(Plotting code records)
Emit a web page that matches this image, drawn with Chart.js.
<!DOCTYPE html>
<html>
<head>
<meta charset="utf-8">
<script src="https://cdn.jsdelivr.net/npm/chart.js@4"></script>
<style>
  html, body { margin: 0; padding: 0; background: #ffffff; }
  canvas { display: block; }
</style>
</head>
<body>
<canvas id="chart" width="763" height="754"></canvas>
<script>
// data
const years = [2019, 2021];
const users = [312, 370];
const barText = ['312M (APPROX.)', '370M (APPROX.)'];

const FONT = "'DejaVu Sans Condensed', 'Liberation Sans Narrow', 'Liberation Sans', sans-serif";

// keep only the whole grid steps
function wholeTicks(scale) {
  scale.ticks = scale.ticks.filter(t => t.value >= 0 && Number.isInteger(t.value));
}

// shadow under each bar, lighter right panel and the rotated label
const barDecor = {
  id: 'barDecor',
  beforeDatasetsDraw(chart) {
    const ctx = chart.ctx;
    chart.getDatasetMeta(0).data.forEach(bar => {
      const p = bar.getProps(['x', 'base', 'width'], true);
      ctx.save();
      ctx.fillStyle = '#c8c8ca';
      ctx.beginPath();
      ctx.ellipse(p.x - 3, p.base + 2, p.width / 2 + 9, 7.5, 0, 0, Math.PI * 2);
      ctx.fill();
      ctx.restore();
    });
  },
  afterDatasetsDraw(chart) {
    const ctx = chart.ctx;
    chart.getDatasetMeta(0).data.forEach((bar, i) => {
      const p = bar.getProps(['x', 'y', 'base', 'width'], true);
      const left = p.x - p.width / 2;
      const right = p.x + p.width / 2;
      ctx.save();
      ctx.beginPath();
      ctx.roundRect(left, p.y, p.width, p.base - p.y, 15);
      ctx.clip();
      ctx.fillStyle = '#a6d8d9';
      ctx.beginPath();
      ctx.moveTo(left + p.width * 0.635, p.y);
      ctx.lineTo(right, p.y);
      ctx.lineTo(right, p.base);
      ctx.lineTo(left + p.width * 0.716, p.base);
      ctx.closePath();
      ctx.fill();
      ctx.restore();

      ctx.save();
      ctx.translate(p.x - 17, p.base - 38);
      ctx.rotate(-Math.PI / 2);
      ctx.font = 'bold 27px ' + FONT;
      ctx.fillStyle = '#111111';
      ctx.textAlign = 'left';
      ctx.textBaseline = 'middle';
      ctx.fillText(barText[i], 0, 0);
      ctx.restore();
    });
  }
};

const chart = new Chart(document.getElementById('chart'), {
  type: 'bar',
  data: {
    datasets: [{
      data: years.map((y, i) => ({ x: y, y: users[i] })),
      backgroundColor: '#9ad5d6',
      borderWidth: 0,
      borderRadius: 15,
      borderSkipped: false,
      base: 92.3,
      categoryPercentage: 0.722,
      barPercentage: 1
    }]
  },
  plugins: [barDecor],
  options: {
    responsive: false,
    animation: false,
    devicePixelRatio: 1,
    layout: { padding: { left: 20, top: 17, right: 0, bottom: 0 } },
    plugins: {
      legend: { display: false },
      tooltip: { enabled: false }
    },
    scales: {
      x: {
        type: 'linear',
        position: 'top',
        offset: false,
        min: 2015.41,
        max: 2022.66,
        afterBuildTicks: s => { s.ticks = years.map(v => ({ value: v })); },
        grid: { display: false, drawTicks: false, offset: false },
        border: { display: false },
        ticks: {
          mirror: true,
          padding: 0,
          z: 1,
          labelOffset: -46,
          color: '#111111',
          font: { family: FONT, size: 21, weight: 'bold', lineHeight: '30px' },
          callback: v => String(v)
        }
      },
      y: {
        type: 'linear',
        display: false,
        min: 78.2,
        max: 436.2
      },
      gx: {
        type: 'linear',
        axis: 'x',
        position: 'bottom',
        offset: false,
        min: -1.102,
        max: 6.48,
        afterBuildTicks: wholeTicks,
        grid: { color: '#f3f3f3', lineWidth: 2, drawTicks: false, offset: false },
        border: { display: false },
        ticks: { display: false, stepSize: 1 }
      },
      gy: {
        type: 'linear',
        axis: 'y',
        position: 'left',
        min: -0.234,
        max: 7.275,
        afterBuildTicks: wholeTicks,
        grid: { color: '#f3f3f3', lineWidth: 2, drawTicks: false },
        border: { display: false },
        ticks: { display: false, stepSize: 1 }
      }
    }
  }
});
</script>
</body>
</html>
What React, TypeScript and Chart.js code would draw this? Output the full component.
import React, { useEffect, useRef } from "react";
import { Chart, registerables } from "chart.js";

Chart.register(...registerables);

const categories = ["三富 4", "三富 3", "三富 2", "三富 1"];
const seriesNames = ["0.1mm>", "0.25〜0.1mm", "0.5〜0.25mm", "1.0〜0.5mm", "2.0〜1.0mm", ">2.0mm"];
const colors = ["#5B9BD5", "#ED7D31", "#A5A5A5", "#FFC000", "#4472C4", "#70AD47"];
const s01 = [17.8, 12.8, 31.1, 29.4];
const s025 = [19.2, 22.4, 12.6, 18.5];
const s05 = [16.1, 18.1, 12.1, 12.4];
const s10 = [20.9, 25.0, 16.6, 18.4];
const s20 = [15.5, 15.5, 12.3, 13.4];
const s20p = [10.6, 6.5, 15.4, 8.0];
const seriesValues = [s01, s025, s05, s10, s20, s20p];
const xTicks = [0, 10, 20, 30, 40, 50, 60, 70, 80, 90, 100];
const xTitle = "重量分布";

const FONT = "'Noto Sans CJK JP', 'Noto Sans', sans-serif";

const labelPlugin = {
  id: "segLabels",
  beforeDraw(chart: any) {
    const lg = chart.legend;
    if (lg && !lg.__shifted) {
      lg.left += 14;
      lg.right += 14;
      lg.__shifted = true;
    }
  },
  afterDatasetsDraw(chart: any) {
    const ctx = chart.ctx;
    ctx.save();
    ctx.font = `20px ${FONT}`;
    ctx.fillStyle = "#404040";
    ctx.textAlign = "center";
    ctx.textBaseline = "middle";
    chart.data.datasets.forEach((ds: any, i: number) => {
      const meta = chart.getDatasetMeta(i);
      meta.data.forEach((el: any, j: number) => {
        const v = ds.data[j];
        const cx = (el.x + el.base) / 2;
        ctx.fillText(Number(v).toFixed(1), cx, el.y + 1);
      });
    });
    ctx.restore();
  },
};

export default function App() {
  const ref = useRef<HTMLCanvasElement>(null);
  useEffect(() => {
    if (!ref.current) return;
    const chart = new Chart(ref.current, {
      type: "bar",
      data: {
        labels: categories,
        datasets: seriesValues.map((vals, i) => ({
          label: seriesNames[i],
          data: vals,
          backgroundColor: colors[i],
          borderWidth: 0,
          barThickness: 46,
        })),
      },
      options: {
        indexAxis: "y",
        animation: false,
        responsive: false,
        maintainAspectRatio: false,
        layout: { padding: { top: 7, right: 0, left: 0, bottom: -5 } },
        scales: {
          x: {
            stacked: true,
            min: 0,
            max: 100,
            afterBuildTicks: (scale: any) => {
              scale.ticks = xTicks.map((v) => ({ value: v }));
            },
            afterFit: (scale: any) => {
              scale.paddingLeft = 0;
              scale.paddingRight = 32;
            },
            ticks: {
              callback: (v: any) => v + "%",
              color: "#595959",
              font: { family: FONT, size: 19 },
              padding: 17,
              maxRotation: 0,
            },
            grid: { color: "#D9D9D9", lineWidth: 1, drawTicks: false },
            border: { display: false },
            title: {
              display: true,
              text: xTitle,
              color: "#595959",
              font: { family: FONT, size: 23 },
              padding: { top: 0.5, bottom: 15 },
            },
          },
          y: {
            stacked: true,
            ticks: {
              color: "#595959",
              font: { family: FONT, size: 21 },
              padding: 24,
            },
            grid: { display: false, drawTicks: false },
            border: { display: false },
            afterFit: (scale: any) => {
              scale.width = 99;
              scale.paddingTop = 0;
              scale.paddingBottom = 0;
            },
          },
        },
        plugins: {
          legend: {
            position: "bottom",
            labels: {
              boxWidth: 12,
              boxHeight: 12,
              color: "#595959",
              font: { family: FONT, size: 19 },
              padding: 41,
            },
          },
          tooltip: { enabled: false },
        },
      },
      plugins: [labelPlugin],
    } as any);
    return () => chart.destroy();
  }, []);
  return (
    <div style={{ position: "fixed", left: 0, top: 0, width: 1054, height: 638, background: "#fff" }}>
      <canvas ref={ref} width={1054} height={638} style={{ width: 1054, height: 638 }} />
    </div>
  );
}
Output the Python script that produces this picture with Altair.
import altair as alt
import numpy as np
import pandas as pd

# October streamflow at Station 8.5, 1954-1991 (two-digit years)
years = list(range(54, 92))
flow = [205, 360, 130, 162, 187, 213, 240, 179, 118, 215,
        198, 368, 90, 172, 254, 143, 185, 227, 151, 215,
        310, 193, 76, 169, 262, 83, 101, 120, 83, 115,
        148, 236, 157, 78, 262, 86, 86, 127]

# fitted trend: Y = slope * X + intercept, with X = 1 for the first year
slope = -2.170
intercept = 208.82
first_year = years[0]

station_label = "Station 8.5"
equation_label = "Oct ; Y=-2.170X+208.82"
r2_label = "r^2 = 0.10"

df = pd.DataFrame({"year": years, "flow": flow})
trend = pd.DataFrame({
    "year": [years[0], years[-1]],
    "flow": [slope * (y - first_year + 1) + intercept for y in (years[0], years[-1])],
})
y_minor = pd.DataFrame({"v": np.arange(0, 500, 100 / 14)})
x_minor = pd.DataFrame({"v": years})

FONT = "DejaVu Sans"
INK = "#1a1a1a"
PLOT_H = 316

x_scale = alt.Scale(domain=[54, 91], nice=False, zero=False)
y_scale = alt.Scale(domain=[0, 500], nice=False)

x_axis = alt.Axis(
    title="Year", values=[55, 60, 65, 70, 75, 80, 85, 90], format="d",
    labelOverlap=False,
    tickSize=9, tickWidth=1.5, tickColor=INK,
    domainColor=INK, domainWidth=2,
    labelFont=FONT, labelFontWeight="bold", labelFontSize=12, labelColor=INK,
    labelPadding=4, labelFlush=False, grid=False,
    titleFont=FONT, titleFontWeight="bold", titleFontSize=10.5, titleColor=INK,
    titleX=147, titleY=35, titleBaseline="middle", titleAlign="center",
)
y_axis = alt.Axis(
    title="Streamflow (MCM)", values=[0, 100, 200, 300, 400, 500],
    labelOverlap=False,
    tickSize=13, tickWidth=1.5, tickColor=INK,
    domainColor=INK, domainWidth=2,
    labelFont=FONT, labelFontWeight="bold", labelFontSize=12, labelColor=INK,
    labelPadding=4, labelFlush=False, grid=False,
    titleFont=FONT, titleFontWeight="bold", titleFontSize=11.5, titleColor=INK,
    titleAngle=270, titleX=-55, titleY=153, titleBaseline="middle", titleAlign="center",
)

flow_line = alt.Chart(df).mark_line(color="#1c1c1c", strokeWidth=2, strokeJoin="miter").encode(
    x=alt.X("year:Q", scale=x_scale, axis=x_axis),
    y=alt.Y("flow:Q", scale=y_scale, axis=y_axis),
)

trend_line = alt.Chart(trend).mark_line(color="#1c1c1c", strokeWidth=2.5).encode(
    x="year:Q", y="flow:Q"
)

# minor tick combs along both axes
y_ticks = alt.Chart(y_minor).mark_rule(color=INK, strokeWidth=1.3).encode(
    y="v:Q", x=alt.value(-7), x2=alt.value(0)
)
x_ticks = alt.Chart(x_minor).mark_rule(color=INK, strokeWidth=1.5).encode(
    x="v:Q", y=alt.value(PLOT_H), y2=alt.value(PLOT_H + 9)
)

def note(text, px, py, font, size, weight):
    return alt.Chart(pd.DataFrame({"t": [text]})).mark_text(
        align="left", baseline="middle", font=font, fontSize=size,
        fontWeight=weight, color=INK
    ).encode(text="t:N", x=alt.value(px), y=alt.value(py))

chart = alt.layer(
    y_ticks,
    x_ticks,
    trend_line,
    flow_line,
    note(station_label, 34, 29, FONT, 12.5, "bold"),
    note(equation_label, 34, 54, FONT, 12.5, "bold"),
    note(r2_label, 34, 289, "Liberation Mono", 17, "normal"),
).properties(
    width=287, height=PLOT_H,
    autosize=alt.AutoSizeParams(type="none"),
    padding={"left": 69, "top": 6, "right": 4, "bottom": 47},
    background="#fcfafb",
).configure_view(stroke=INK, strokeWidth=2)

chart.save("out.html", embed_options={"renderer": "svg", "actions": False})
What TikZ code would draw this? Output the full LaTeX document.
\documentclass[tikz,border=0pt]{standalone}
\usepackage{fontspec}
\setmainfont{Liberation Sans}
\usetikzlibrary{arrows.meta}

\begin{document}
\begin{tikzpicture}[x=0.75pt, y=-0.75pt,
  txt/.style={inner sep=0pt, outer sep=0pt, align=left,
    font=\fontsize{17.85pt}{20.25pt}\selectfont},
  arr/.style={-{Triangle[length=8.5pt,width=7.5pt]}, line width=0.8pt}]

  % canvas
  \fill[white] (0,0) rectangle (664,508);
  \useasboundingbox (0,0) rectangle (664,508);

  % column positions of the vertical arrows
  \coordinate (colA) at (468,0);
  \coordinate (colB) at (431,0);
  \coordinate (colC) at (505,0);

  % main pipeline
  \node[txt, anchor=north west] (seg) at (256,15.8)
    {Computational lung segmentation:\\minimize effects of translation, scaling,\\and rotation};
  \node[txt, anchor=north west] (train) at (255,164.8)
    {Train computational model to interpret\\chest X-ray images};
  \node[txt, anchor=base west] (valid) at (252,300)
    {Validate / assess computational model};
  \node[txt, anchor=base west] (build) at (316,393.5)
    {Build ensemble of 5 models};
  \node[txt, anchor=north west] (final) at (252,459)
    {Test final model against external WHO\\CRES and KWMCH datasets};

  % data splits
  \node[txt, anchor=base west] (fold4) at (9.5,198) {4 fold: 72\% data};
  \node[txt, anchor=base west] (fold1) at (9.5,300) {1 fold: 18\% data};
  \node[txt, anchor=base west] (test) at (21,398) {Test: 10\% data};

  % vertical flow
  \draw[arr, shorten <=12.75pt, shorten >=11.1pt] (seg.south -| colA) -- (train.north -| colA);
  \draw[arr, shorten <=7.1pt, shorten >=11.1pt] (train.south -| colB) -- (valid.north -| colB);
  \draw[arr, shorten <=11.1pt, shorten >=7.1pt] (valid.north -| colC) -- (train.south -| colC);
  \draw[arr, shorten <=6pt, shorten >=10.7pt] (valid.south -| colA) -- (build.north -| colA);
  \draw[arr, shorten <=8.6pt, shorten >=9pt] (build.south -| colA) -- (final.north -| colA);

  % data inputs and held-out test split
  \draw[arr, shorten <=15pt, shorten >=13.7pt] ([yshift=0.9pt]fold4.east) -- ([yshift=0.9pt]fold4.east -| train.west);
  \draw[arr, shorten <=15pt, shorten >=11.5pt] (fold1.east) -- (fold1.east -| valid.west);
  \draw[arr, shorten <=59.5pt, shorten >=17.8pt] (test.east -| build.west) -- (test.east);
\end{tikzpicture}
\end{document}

> [WHAT THIS TASK INVOLVES]: Set down, exactly and alone, the run of lines from the line that has "Output the Python" to the line that has "import pandas as pd".

> [FINAL ANSWER]:
Output the Python script that produces this picture with Altair.
import altair as alt
import numpy as np
import pandas as pd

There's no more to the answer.